Another challenge to the argument comes from the idea that grounding is not the only kind of metaphysical relation that can be identified with the elusive in-virtue relation. Lutz discusses the following three alternatives in detail: composition, constitution, and realization. She rejects the first two of these proposals. Composition is not a relation of priority, as the in-virtue-of relation is, and constitution is either an identity relation or, more plausibly, in effect boils down to composition (implying that that which is doing the constituting is part of that which is constituted). If it is neither of these things, then it is a sui generis relation which, very probably, we cannot invoke as the in-virtue-of relation, if we are to make progress with Mackie’s scepticism (Lutz 2016, 194). Having compared what has been said about grounding with the ways in which realisation is generally characterized, Lutz draws the conclusion that realisation is a subspecies of grounding (Lutz 2016, 200).
Some metaethicists have explored a relation that seemed to be absent from Lutz’s discussion. It goes back at least to a paper by Rabinowicz and Österberg (1996) in which it is suggested that what value subjectivists have in mind by value is something that is “constituted” by the non-cognitive attitudes of subjects.
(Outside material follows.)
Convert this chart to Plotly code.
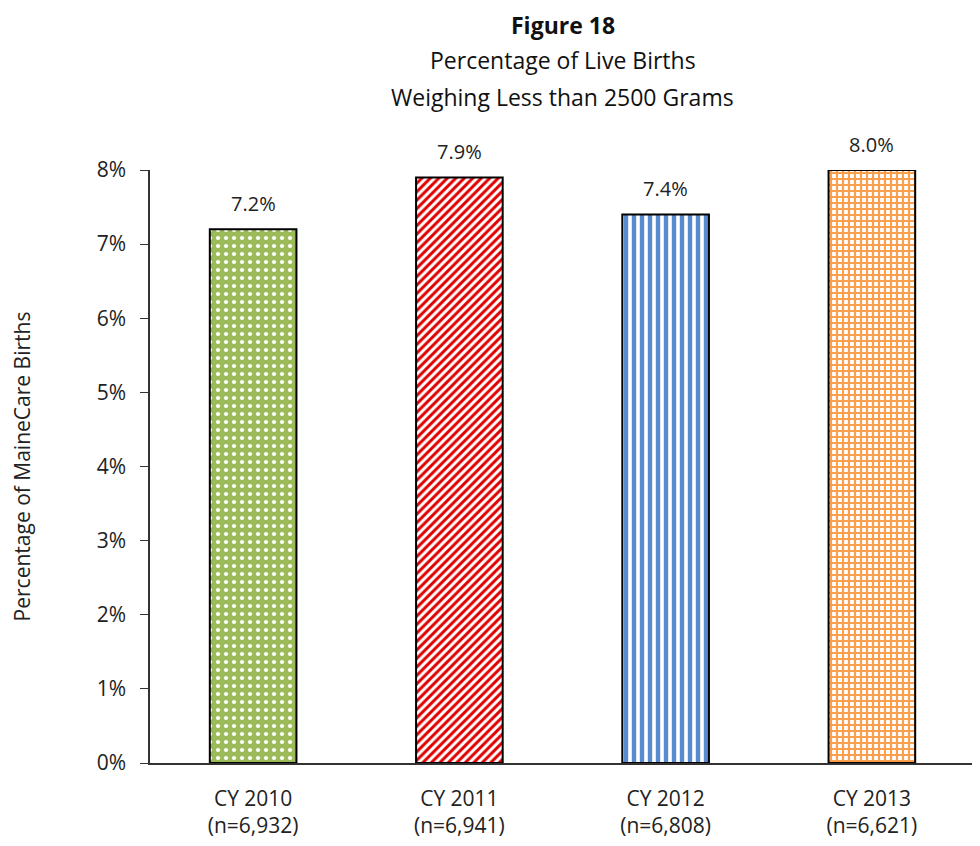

However, it is clear that what is meant here by constitution is not what metaphysicians generally have in mind. Still, it is certainly a view that can be interpreted as having metaphysical implications.
In Chapter 5, “The Explanatory Challenge Revisited”, Lutz turns her attention to two questions. Can grounding explain evaluative supervenience? Can we explain why certain natural facts ground evaluative facts?
As we move further into the chapter, the metaphysical focus steps up another notch, and it becomes quite clear that several tough challenges face anyone wanting to apply the grounding framework—both about value and about natural facts. Lutz probes deeply into metaphysics in her attempt to develop her own answer to these questions, and the result is close to a metaphysical tour de force. In carving out her position, she oscillates between more or less reasonable views about what the fundamental metaphysical entities are. Frequently fascinating, at a few points the discussion also borders on the puzzling. Some readers may struggle to follow it in places. This happened to me a few times, but I always suspected that this showed I needed to think harder about the issues I had begun to find puzzling.